The herd of Apple Inc. bulls is getting thin.
As it struggles with signs of lower demand for its iPhones, an issue that has pushed Apple into a bear market and threatened its status as the largest company by stock market value, the ranks of Wall Street analysts advocating the stock has been shrinking.
According to Bloomberg data that goes back to 2010, there are currently 26 firms with a buy rating on Apple, a number that matches a multi-year low hit earlier this year. At the same time, the number of hold ratings has been growing, and currently stands at a record 20. To compare, 37 analysts rated Apple a buy a year ago, while just 8 put it as a hold.
Among recent downgrades, HSBC on Monday cut Apple to hold, saying it was “too late to sell” the stock following an 18 percent plunge in November, but that it was also “too early to buy” it.

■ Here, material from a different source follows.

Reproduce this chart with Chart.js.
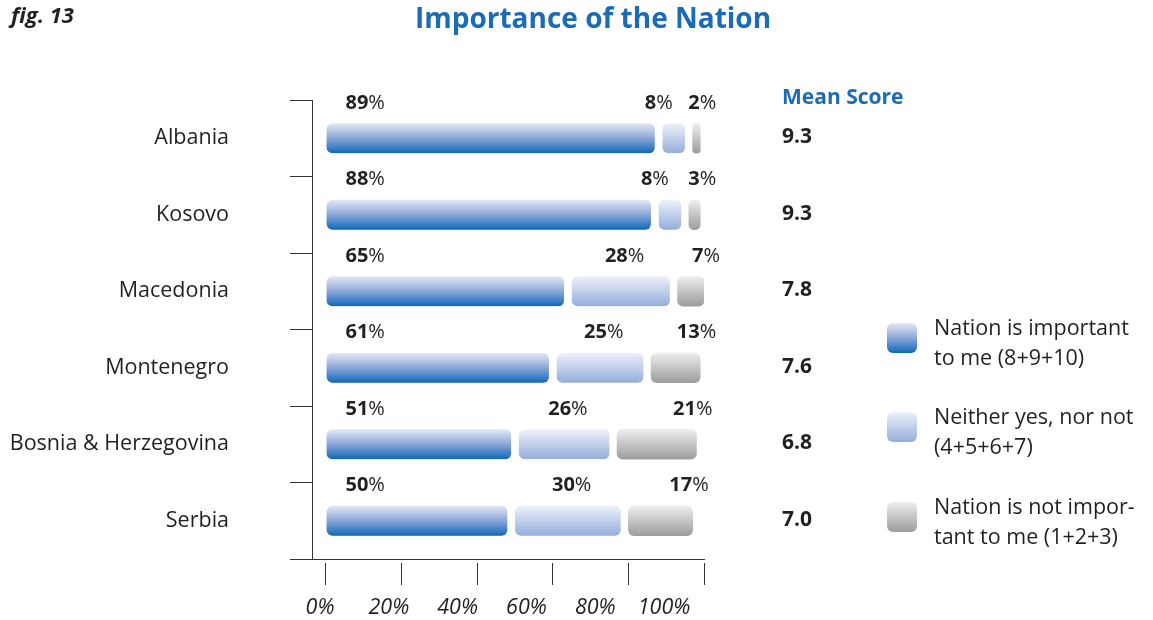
<!DOCTYPE html>
<html>
<head>
<meta charset="utf-8">
<script src="https://cdn.jsdelivr.net/npm/chart.js@4.4.1/dist/chart.umd.min.js"></script>
<style>
  html, body { margin: 0; padding: 0; background: #fff; }
</style>
</head>
<body>
<canvas id="chart" width="1153" height="620"></canvas>
<script>
const countries = ["Albania", "Kosovo", "Macedonia", "Montenegro", "Bosnia & Herzegovina", "Serbia"];
const important = [89, 88, 65, 61, 51, 50];
const neither = [8, 8, 28, 25, 26, 30];
const notImportant = [2, 3, 7, 13, 21, 17];
const meanScores = ["9.3", "9.3", "7.8", "7.6", "6.8", "7.0"];
const tickValues = [0, 20, 40, 60, 80, 100];
const legendLines = [
  ["Nation is important", "to me (8+9+10)"],
  ["Neither yes, nor not", "(4+5+6+7)"],
  ["Nation is not impor-", "tant to me (1+2+3)"]
];

const FONT = "'Open Sans', 'DejaVu Sans', sans-serif";
const DARK = "#231f20";
const BLUE = "#1b6bb5";

// vertical gradients for each series
const gradStops = [
  [[0, "#e4e9f6"], [0.45, "#94addb"], [0.9, "#2a74c0"], [1, "#0b67b5"]],
  [[0, "#eef1fa"], [1, "#94aedb"]],
  [[0, "#eeeeee"], [1, "#9c9c9c"]]
];

function makeGrad(ctx, stops, top, bottom) {
  const g = ctx.createLinearGradient(0, top, 0, bottom);
  stops.forEach(s => g.addColorStop(s[0], s[1]));
  return g;
}

function barFill(i) {
  return (c) => {
    const y = c.chart.scales.y;
    if (!y || c.type !== "data") return gradStops[i][1][1];
    const cy = y.getPixelForValue(c.dataIndex);
    if (!Number.isFinite(cy)) return gradStops[i][1][1];
    return makeGrad(c.chart.ctx, gradStops[i], cy - 15, cy + 15);
  };
}

const gapRadius = {topLeft: 6, bottomLeft: 6, topRight: 14, bottomRight: 14};

const extras = {
  id: "extras",
  afterDraw(chart) {
    const ctx = chart.ctx;
    const ys = chart.scales.y;
    ctx.save();

    // fig label
    ctx.fillStyle = DARK;
    ctx.font = "italic bold 22px " + FONT;
    ctx.textAlign = "left";
    ctx.textBaseline = "alphabetic";
    ctx.fillText("fig. 13", 11, 23);

    // title
    ctx.fillStyle = BLUE;
    ctx.font = "bold 28px " + FONT;
    ctx.textAlign = "center";
    ctx.fillText("Importance of the Nation", 593, 28);

    // mean score column
    ctx.textAlign = "left";
    ctx.textBaseline = "middle";
    ctx.font = "bold 21px " + FONT;
    ctx.fillText("Mean Score", 782, 98);
    ctx.fillStyle = DARK;
    meanScores.forEach((m, i) => {
      ctx.fillText(m, 782, ys.getPixelForValue(i) - 1);
    });

    // percentage labels above each segment
    const boldF = "bold 20px " + FONT;
    const normF = "20px " + FONT;
    chart.data.datasets.forEach((ds, di) => {
      const meta = chart.getDatasetMeta(di);
      meta.data.forEach((bar, i) => {
        const num = String(ds.data[i]);
        ctx.font = boldF;
        const wn = ctx.measureText(num).width;
        ctx.font = normF;
        const wp = ctx.measureText("%").width;
        const w = wn + wp;
        let left;
        if (di === 0) {
          left = bar.base + 19;
        } else if (di === 1) {
          const right = Math.min((bar.base + bar.x) / 2 + w / 2, bar.x - 20);
          left = right - w;
        } else {
          left = bar.x + 16 - w;
        }
        const y = bar.y - 35;
        ctx.fillStyle = DARK;
        ctx.textAlign = "left";
        ctx.font = boldF;
        ctx.fillText(num, left, y);
        ctx.font = normF;
        ctx.fillText("%", left + wn, y);
      });
    });

    // legend
    const legendTop = [323, 412, 502];
    legendTop.forEach((t, i) => {
      ctx.beginPath();
      ctx.roundRect(887, t, 30, 30, 6);
      ctx.fillStyle = makeGrad(ctx, gradStops[i], t, t + 30);
      ctx.fill();
      ctx.fillStyle = DARK;
      ctx.font = "21.5px " + FONT;
      ctx.textAlign = "left";
      ctx.textBaseline = "middle";
      legendLines[i].forEach((line, k) => {
        ctx.fillText(line, 934, t + 6 + k * 30);
      });
    });

    ctx.restore();
  }
};

new Chart(document.getElementById("chart"), {
  type: "bar",
  data: {
    labels: countries,
    datasets: [
      {
        label: legendLines[0].join(" "),
        data: important,
        backgroundColor: barFill(0),
        borderColor: "rgba(0,0,0,0)",
        borderWidth: {left: 0, right: 8, top: 0, bottom: 0},
        borderSkipped: false,
        borderRadius: gapRadius
      },
      {
        label: legendLines[1].join(" "),
        data: neither,
        backgroundColor: barFill(1),
        borderColor: "rgba(0,0,0,0)",
        borderWidth: {left: 0, right: 8, top: 0, bottom: 0},
        borderSkipped: false,
        borderRadius: gapRadius
      },
      {
        label: legendLines[2].join(" "),
        data: notImportant,
        backgroundColor: barFill(2),
        borderWidth: 0,
        borderSkipped: false,
        borderRadius: {topLeft: 6, bottomLeft: 6, topRight: 6, bottomRight: 6}
      }
    ]
  },
  options: {
    indexAxis: "y",
    responsive: false,
    animation: false,
    devicePixelRatio: 1,
    barThickness: 30,
    layout: {padding: {left: 0, right: 449, top: 100, bottom: 0}},
    plugins: {
      legend: {display: false},
      tooltip: {enabled: false}
    },
    scales: {
      y: {
        type: "category",
        stacked: true,
        offset: true,
        grid: {offset: true, drawOnChartArea: false, tickLength: 22, color: "#333"},
        border: {color: "#333", width: 1},
        ticks: {padding: 61, color: DARK, font: {family: FONT, size: 21.5}},
        afterFit: s => { s.width = 312; s.paddingTop = 0; s.paddingBottom = 0; }
      },
      x: {
        type: "linear",
        stacked: true,
        min: -3.7,
        max: 100,
        weight: 0,
        afterBuildTicks: s => { s.ticks = tickValues.map(v => ({value: v})); },
        grid: {drawOnChartArea: false, tickLength: 26, color: "#333", tickBorderDash: [0, 3, 30]},
        border: {display: true, color: "#333", width: 1},
        ticks: {display: false},
        afterFit: s => { s.height = 27; }
      },
      x2: {
        type: "linear",
        position: "bottom",
        min: -2.33,
        max: 111.6,
        weight: 1,
        afterBuildTicks: s => { s.ticks = tickValues.map(v => ({value: v})); },
        grid: {display: false, drawTicks: false},
        border: {display: false},
        ticks: {
          padding: 9,
          color: DARK,
          font: {family: FONT, size: 21.5, style: "italic"},
          callback: v => v + "%"
        },
        afterFit: s => { s.height = 34; }
      }
    }
  },
  plugins: [extras]
});
</script>
</body>
</html>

The current number of buy ratings matches the number seen for a brief stretch in September. Prior to that, 26 stood as the fewest number of buy ratings since 2010, according to the data.
The growing caution comes as investors fret over the prospects for Apple’s iPhone, by far its most important product line. A number of iPhone suppliers have recently cut their forecasts, while Apple itself said it would stop providing unit sales for iPhones, iPads, and Macs in fiscal 2019, which analysts said raised the specter of a “sustained” downturn.
Still in all, only two analysts actually recommend selling Apple, and the average price target on the stock (AAPL) is $225, which represents upside potential of more than 27 percent from current levels.